3. Assisting the Hardware Prefetcher: Most cores, in-order or out-of-order, have a hardware prefetcher. A prefetcher detects regular memory access patterns and prefetches the memory locations a program will need, according to its predictions. If correct, the prefetcher can virtually eliminate cache misses. Unfortunately, hardware prefacers can only track very simple memory access patterns, such as strides and streams, etc. For this reason, it is sometimes worthwhile to increase the amount of computes in order to implement regular data structures such as arrays–especially when using an in-order core. The following loop (without the “rand()” as the index for “B”) runs much faster due to the prefetcher’s help.

1: for(int i = 0; i < N; i++){
2:   int c = rand() % N;
3:   A[i] = B[i] + c;
4: }

4. Software Prefetching: Programmers can insert software prefetches for access patterns that the hardware is unable to detect. In general, software prefetches are inserted such that the next element can be prefetched while the current one is still being processed. Consider the following code:

1: int x0, x1, x2;
2: x2 = rand() % N; x1 = rand() % N;   /*x1 must also be initialized here. Thanks to David Emerson for this*/
3: for(int i = 0; i < N; i++){
4:   x0 = rand()%N;
5:   prefetch(B[x0]);
6:   A[i] = B[x2];
7:   x2 = x1;
8:   x1 = x0;
9: }

The above code prefetches the value of every “B” element two iterations ahead–.i.e., iteration “i” prefetches for iteration “i + 2.” This means that when the processor gets to iteration “i + 2,” the “B” element is already in the cache, thereby preventing a cache miss. Please note that prefetching only two iterations ahead is generally not enough to cover the memory latency. I used two iterations solely for the ease of illustration.
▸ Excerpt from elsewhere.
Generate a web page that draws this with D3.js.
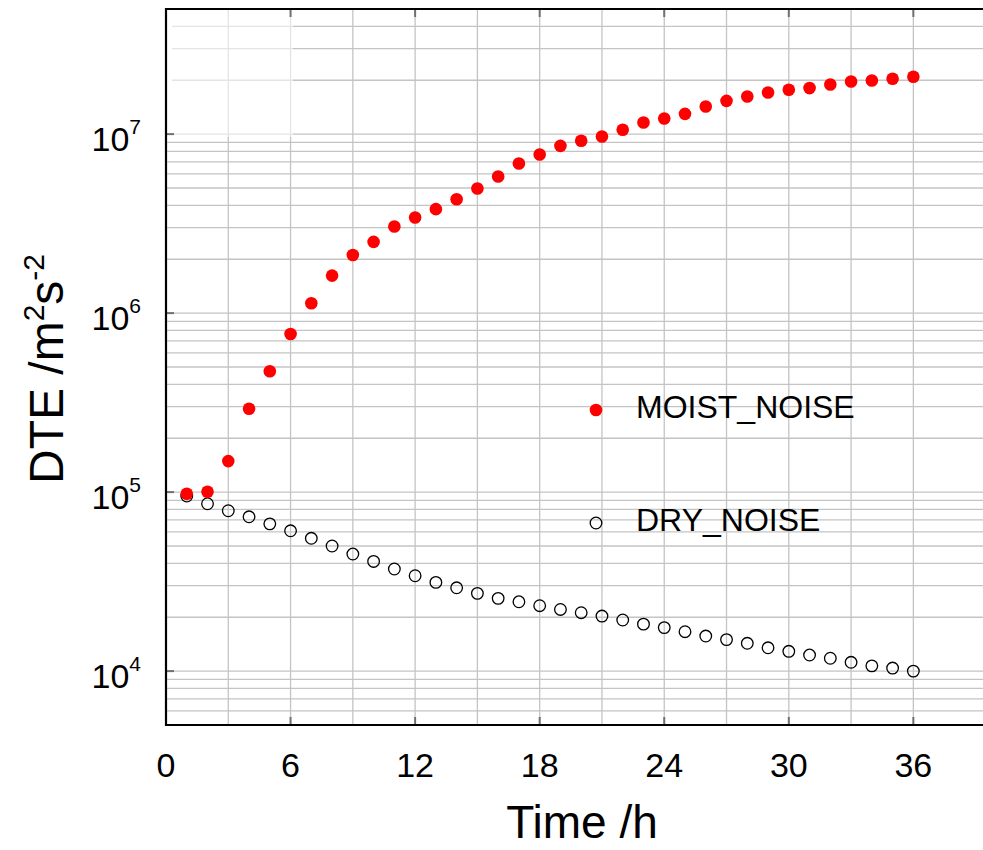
<!DOCTYPE html>
<html>
<head>
<meta charset="utf-8">
<script src="https://cdn.jsdelivr.net/npm/d3@7"></script>
<style>
  html, body { margin: 0; padding: 0; background: #fff; }
  svg { display: block; font-family: "Liberation Sans", Arial, Helvetica, sans-serif; }
</style>
</head>
<body>
<svg id="chart" width="983" height="850"></svg>
<script>
// ---- data ----
const hours = d3.range(1, 37);
const moistNoise = [9.8e4, 1.005e5, 1.49e5, 2.92e5, 4.73e5, 7.65e5, 1.135e6, 1.62e6, 2.11e6, 2.50e6,
  3.05e6, 3.42e6, 3.81e6, 4.33e6, 4.97e6, 5.80e6, 6.85e6, 7.69e6, 8.60e6, 9.18e6,
  9.70e6, 1.057e7, 1.161e7, 1.222e7, 1.298e7, 1.426e7, 1.534e7, 1.622e7, 1.709e7, 1.770e7,
  1.808e7, 1.893e7, 1.967e7, 1.995e7, 2.038e7, 2.09e7];
const dryNoise = [9.51e4, 8.61e4, 7.87e4, 7.28e4, 6.65e4, 6.08e4, 5.52e4, 5.00e4, 4.51e4, 4.10e4,
  3.72e4, 3.41e4, 3.13e4, 2.92e4, 2.72e4, 2.55e4, 2.44e4, 2.32e4, 2.21e4, 2.12e4,
  2.03e4, 1.93e4, 1.83e4, 1.75e4, 1.66e4, 1.57e4, 1.50e4, 1.43e4, 1.35e4, 1.29e4,
  1.23e4, 1.18e4, 1.12e4, 1.07e4, 1.04e4, 1.00e4];
const xTicks = [0, 6, 12, 18, 24, 30, 36];
const xGrid = d3.range(3, 37, 3);
const yTickExps = [4, 5, 6, 7];
const seriesNames = ["MOIST_NOISE", "DRY_NOISE"];

// ---- layout ----
const svg = d3.select("#chart");
const L = 166, T = 9, B = 725, R = 983;
const x = d3.scaleLinear().domain([0, 40]).range([L, L + 40 * 20.76]);
const y = d3.scaleLog().domain([5e3, 5e7]).range([B, T]);

const gridColor = "#c4c4c4";

// horizontal grid (log minor)
const yGridVals = [];
for (let d = 3; d <= 7; d++) for (let k = 1; k <= 9; k++) {
  const v = k * Math.pow(10, d);
  if (v > 5e3 && v < 5e7) yGridVals.push(v);
}
svg.append("g").selectAll("line").data(yGridVals).join("line")
  .attr("x1", L).attr("x2", R)
  .attr("y1", d => y(d)).attr("y2", d => y(d))
  .attr("stroke", gridColor).attr("stroke-width", 1.3);

// vertical grid
svg.append("g").selectAll("line").data(xGrid).join("line")
  .attr("x1", d => x(d)).attr("x2", d => x(d))
  .attr("y1", T).attr("y2", B)
  .attr("stroke", gridColor).attr("stroke-width", 1.3);

// faded patch top-left
svg.append("rect").attr("x", L + 1).attr("y", T + 1).attr("width", 126).attr("height", 127)
  .attr("fill", "#fff").attr("fill-opacity", 0.55);
svg.append("rect").attr("x", L + 1).attr("y", T + 1).attr("width", 5).attr("height", 127)
  .attr("fill", "#fff");

// inner tick marks
const tickG = svg.append("g").attr("stroke", "#707070").attr("stroke-width", 2);
xTicks.filter(d => d > 0).forEach(d => {
  tickG.append("line").attr("x1", x(d)).attr("x2", x(d)).attr("y1", B).attr("y2", B - 8);
  tickG.append("line").attr("x1", x(d)).attr("x2", x(d)).attr("y1", T).attr("y2", T + 8);
});
yTickExps.forEach(e => {
  tickG.append("line").attr("x1", L).attr("x2", L + 8).attr("y1", y(Math.pow(10, e))).attr("y2", y(Math.pow(10, e)));
});

// frame
svg.append("line").attr("x1", L).attr("x2", R).attr("y1", T).attr("y2", T).attr("stroke", "#000").attr("stroke-width", 2.2);
svg.append("line").attr("x1", L).attr("x2", R).attr("y1", B).attr("y2", B).attr("stroke", "#000").attr("stroke-width", 2.2);
svg.append("line").attr("x1", L).attr("x2", L).attr("y1", T - 1).attr("y2", B + 1).attr("stroke", "#000").attr("stroke-width", 2.2);

// x tick labels
svg.append("g").selectAll("text").data(xTicks).join("text")
  .attr("x", d => x(d)).attr("y", 777)
  .attr("text-anchor", "middle").attr("font-size", 34).attr("fill", "#000")
  .text(d => d);

// y tick labels
yTickExps.forEach(e => {
  const t = svg.append("text").attr("x", 141).attr("y", y(Math.pow(10, e)) + 17)
    .attr("text-anchor", "end").attr("font-size", 34).attr("fill", "#000");
  t.append("tspan").text("10");
  t.append("tspan").attr("dy", -17).attr("font-size", 21).text(e);
});

// axis titles
svg.append("text").attr("x", 582).attr("y", 838).attr("text-anchor", "middle")
  .attr("font-size", 46).attr("fill", "#000").text("Time /h");
const yt = svg.append("text").attr("transform", "translate(63,369) rotate(-90)")
  .attr("text-anchor", "middle").attr("font-size", 48).attr("fill", "#000");
yt.append("tspan").text("DTE /m");
yt.append("tspan").attr("dy", -19).attr("font-size", 30).text("2");
yt.append("tspan").attr("dy", 19).text("s");
yt.append("tspan").attr("dy", -19).attr("font-size", 30).text("-2");

// data: dry first, then moist on top
svg.append("g").selectAll("circle").data(hours).join("circle")
  .attr("cx", (d) => x(d)).attr("cy", (d, i) => y(dryNoise[i])).attr("r", 5.8)
  .attr("fill", "none").attr("stroke", "#000").attr("stroke-width", 1.3);
svg.append("g").selectAll("circle").data(hours).join("circle")
  .attr("cx", (d) => x(d)).attr("cy", (d, i) => y(moistNoise[i])).attr("r", 6.3)
  .attr("fill", "#ff0000");

// legend
svg.append("circle").attr("cx", 596).attr("cy", 410).attr("r", 6.3).attr("fill", "#ff0000");
svg.append("text").attr("x", 636).attr("y", 418).attr("font-size", 32).attr("fill", "#000").text(seriesNames[0]);
svg.append("circle").attr("cx", 596).attr("cy", 523).attr("r", 5.8).attr("fill", "none")
  .attr("stroke", "#000").attr("stroke-width", 1.3);
svg.append("text").attr("x", 636).attr("y", 531).attr("font-size", 32).attr("fill", "#000").text(seriesNames[1]);
</script>
</body>
</html>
As in-order core processors make their way back into general-purpose computing, compilers and programmers need to brush up on some of the common optimizations that became less relevant during the out-of-order era. I detailed a few examples of such optimizations but there are many others that programmers should be aware of when writing code for these in-order cores. This does re-enforce my point that programmers must understand the underlying hardware in order to write efficient code.

  13 Responses to “Back to One-Lane Roads: Programming the In-Order Cores”

  1. Good post, thanks. One question, why is the comparison clause in the third code block i > N instead of i < N?

  2. great article, thanks!
    in the last example, I think x1 should also be initialized before the loop begins

    • Hey David,

      Thanks for reading and pointing out the x1 issue. My code ran fine without the x1 initialization because x1 was initialized to 0 being a global. Nice catch.

      I have made the fix. Please take a look above.


  3. Nice post . Thanks for, writing on this blog page man. I will message you again. I didnt know that!

  4. Hi there,

    Thanks for your comment. Cell BE is one of those machines that does require a lot of leg work by programmers. In fact, I have heard Peter Hofstee (Cell’s chief architect) saying that this was by design. Unfortunately, I am not on top of Cell’s architecture and a search on google did not provide much information about the concurrent read and write feature. Can you please point me to some document or tell me more about the context the feature is mentioned in. I will be glad to read up and explain. Same goes for the FPU.

    Looking forward to your reply.


    • Hello Aeter,
      I think its a shame CELL being discontinued, I was thinking these gonna be a good architecture, maybe evolving the SPEs to handle AVX instructions and fully implement SP floating points.

      I research a bit, and the SPE gotta a thing named DUAL-ISSUE instruction. I dont know exactly what it is. But I found some links, one explain CELL architecture:

      And other with a good blog on porting a mandelbrot program optimized to run on SPEs:

      I think I have a good PDF explaining the CELL BEs SPEs single precision floating points lack of some implementations (like not signaling NaN), but I cant find it right now.

      I bet your next article will explain SIMD programming, right? That will be a good article.
      So far you mention program paralelism accross core, maybe you can mention paralelism on instruction level and things like memory alignment and streamming.

      Thanks for your reply Aeter.

      • Hi,

        Sorry my reply is a bit late. Please don’t worry about the typo. Thanks for the pointers. I will read up on these documents this weekend.

        Re: dual-issue: Like every other term in architecture, dual-issue is also overloaded. However, most people use dual-issue to mean that two instructions can be fetched and retired every cycle. For example, the original Pentium (P5) was dual-issue because it fetched two instructions/cycle.

        I will be writing about SIMD and GPU coding soon so stay tuned.


    • Sorry for the typo :-(
      I mean Aater :-)

  5. One note on the OOO/compiler subject. A very nice thing about OOO is that it makes code more uniformly fast. With in-order cores, code performance becomes closely tied to the microarchitecture, and the compiler must have precise knowledge of the specific core the code is running on in order to generate decent output. OOO changes this, and allows one binary to run fast on very different microarchitectures.

    • Hey again!

      I agree. One can argue that the sole purpose of the OOO cores was to accommodate mediocre code. However, in-order cores seem to be coming back. Thus, programmers will need hardware knowledge in their toolbox.